▶ **RECORDED DATA**
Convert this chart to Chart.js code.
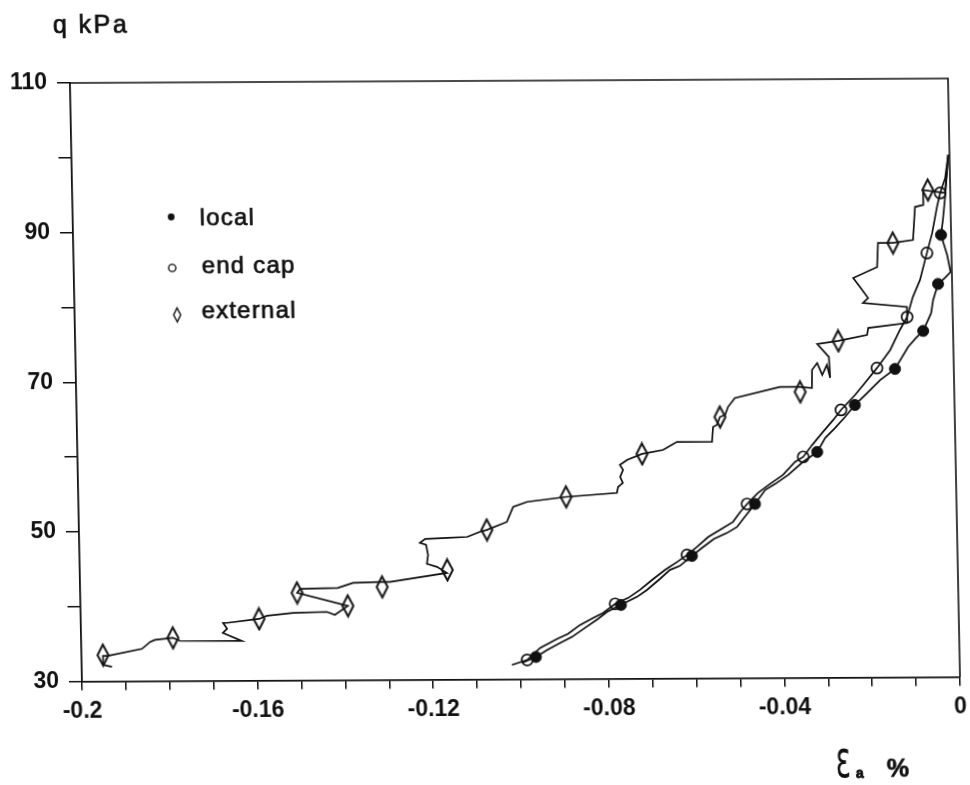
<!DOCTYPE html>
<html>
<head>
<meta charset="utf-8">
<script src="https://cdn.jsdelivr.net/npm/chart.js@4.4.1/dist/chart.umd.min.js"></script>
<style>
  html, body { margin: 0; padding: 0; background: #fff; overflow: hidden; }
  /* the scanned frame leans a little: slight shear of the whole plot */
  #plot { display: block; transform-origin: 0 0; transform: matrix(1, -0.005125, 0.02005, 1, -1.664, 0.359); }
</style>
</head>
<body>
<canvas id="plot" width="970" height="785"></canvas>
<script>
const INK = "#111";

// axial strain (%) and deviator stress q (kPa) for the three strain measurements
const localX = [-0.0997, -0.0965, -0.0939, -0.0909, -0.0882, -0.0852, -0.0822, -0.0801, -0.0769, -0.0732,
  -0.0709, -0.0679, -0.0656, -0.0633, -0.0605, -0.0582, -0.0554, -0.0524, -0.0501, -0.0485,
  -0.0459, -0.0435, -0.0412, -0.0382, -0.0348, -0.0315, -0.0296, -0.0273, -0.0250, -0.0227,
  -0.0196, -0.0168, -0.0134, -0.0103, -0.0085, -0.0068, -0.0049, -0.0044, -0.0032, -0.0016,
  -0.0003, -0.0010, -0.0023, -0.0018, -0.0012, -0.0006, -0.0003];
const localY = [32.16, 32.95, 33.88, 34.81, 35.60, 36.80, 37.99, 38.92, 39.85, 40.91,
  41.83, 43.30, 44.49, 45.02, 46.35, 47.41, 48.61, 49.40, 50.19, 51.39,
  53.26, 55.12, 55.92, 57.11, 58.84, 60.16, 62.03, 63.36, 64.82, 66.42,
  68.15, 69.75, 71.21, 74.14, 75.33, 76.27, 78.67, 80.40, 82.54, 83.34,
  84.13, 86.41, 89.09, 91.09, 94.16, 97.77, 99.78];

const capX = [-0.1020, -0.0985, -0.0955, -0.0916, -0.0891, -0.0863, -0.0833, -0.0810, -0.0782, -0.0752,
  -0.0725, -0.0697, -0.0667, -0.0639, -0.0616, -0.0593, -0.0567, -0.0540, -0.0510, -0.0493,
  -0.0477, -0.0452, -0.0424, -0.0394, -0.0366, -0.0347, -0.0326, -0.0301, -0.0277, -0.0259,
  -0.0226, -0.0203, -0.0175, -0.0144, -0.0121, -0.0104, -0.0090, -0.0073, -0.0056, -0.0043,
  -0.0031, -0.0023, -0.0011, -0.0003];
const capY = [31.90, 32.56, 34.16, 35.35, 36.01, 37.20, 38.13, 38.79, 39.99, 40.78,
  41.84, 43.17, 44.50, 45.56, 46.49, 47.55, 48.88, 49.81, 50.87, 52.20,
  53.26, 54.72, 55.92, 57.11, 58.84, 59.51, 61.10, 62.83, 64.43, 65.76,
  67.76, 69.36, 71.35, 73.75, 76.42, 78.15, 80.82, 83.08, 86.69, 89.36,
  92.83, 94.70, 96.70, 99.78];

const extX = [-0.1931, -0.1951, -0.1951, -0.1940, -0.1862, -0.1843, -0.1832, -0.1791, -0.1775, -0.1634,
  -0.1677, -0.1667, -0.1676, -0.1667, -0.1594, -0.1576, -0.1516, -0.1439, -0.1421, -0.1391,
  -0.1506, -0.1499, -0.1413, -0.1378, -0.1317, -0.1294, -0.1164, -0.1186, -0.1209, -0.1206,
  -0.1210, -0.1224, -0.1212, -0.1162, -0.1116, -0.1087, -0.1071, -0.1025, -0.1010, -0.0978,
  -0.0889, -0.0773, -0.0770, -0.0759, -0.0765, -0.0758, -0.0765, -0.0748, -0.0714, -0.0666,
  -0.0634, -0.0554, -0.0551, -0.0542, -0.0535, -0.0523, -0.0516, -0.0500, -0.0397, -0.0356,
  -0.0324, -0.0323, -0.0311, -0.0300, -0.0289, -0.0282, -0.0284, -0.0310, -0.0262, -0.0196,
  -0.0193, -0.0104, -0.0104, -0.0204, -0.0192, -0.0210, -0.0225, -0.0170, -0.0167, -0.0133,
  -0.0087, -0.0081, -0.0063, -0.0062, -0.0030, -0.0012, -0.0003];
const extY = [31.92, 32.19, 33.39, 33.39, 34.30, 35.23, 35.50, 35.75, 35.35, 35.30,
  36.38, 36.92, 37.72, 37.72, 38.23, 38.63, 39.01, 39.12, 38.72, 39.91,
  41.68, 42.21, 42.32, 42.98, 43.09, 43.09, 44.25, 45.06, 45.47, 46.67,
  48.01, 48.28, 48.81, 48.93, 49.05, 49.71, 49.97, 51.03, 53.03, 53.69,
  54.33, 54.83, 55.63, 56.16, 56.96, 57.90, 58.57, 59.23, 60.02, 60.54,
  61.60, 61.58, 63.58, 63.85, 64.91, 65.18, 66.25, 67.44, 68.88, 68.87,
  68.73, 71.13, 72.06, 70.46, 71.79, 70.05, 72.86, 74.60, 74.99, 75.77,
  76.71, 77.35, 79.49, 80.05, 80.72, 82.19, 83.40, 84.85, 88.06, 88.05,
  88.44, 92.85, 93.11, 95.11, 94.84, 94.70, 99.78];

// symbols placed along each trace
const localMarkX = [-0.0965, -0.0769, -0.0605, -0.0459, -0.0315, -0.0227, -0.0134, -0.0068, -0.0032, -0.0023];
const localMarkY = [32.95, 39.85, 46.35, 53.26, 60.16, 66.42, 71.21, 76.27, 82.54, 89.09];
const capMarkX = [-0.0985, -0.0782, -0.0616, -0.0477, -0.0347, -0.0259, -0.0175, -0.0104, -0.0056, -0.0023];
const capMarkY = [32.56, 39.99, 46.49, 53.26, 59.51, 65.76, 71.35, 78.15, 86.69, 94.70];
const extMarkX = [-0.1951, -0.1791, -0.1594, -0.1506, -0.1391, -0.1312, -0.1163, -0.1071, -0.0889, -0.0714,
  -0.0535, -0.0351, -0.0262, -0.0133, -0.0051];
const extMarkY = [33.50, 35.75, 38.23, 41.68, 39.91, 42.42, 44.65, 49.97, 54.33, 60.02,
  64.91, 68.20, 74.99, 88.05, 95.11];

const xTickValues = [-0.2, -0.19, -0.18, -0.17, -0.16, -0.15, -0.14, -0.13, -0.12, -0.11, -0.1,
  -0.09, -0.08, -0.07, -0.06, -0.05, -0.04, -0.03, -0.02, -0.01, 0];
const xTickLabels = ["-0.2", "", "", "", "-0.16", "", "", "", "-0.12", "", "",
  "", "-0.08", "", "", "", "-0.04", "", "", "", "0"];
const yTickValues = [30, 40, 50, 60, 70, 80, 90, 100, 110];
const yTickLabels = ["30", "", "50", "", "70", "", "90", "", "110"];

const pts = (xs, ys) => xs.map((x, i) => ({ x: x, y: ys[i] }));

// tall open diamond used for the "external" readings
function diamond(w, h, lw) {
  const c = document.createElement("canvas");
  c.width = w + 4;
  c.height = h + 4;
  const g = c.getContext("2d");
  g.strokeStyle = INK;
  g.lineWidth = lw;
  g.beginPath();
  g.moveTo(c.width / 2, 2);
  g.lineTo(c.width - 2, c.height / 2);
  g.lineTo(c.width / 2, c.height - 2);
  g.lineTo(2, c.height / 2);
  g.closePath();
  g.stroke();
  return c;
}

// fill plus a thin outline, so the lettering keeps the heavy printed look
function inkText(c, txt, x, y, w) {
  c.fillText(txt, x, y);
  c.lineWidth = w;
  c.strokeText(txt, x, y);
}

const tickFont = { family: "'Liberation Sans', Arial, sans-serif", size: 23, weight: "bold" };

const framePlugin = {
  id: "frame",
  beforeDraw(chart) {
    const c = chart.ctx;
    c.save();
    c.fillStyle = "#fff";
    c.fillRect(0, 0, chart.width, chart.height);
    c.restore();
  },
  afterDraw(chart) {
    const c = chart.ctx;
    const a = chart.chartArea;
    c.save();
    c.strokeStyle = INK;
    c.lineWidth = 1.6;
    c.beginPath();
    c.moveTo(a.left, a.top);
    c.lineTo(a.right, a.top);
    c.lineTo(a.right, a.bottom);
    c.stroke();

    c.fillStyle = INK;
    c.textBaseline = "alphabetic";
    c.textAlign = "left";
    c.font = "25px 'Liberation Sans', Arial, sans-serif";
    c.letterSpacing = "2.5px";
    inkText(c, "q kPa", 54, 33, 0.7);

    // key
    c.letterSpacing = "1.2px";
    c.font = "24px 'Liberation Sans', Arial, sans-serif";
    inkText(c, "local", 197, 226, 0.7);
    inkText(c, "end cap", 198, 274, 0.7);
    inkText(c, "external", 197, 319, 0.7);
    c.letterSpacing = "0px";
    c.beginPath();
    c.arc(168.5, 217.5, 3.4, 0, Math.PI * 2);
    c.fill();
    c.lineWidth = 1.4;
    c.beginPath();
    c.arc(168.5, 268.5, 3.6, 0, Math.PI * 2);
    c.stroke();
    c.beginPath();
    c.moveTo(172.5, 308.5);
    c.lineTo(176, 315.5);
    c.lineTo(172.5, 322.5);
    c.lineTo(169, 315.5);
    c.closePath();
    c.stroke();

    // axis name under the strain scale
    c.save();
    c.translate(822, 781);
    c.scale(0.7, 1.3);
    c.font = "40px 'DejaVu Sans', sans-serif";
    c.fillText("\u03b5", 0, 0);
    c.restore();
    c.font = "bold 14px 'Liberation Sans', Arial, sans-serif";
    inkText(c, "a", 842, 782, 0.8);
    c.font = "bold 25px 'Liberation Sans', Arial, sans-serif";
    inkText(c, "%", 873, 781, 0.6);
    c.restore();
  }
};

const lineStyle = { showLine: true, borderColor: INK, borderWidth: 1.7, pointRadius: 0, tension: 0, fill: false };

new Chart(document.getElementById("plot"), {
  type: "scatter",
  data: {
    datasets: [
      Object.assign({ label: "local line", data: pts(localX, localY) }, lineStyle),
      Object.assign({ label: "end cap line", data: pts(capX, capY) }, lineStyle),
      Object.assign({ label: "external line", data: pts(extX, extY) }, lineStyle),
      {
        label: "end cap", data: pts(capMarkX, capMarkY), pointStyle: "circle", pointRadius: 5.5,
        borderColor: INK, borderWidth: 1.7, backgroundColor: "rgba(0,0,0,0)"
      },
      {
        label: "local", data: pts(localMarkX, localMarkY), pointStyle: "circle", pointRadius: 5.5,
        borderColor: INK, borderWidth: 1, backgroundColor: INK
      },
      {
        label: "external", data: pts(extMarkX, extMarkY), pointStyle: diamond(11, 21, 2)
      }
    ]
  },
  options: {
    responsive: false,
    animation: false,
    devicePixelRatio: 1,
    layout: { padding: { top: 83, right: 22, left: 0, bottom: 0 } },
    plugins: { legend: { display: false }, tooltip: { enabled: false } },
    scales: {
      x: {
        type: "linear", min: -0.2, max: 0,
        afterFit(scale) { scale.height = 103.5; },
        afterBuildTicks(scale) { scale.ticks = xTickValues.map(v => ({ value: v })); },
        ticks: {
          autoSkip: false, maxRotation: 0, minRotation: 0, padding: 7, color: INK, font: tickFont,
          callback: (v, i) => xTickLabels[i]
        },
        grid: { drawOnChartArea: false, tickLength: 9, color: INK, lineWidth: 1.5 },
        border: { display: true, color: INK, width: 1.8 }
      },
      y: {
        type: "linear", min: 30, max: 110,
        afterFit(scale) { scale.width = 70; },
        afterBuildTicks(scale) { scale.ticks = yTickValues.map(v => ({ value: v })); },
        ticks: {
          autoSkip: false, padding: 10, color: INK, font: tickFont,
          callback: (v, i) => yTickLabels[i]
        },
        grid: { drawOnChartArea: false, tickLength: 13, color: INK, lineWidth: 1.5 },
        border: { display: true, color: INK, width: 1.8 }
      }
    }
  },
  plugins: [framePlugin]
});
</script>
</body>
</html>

▶ **GOAL OF THE EXERCISE**
Starting with the first line of the data above and ending with the line containing "84.13, 86.41, 89.09, 91.09, 94.16, 97.77, 99.78];", please restate every line exactly, leaving images out.

▶ **EXERCISE SOLUTION**
Convert this chart to Chart.js code.
<!DOCTYPE html>
<html>
<head>
<meta charset="utf-8">
<script src="https://cdn.jsdelivr.net/npm/chart.js@4.4.1/dist/chart.umd.min.js"></script>
<style>
  html, body { margin: 0; padding: 0; background: #fff; overflow: hidden; }
  /* the scanned frame leans a little: slight shear of the whole plot */
  #plot { display: block; transform-origin: 0 0; transform: matrix(1, -0.005125, 0.02005, 1, -1.664, 0.359); }
</style>
</head>
<body>
<canvas id="plot" width="970" height="785"></canvas>
<script>
const INK = "#111";

// axial strain (%) and deviator stress q (kPa) for the three strain measurements
const localX = [-0.0997, -0.0965, -0.0939, -0.0909, -0.0882, -0.0852, -0.0822, -0.0801, -0.0769, -0.0732,
  -0.0709, -0.0679, -0.0656, -0.0633, -0.0605, -0.0582, -0.0554, -0.0524, -0.0501, -0.0485,
  -0.0459, -0.0435, -0.0412, -0.0382, -0.0348, -0.0315, -0.0296, -0.0273, -0.0250, -0.0227,
  -0.0196, -0.0168, -0.0134, -0.0103, -0.0085, -0.0068, -0.0049, -0.0044, -0.0032, -0.0016,
  -0.0003, -0.0010, -0.0023, -0.0018, -0.0012, -0.0006, -0.0003];
const localY = [32.16, 32.95, 33.88, 34.81, 35.60, 36.80, 37.99, 38.92, 39.85, 40.91,
  41.83, 43.30, 44.49, 45.02, 46.35, 47.41, 48.61, 49.40, 50.19, 51.39,
  53.26, 55.12, 55.92, 57.11, 58.84, 60.16, 62.03, 63.36, 64.82, 66.42,
  68.15, 69.75, 71.21, 74.14, 75.33, 76.27, 78.67, 80.40, 82.54, 83.34,
  84.13, 86.41, 89.09, 91.09, 94.16, 97.77, 99.78];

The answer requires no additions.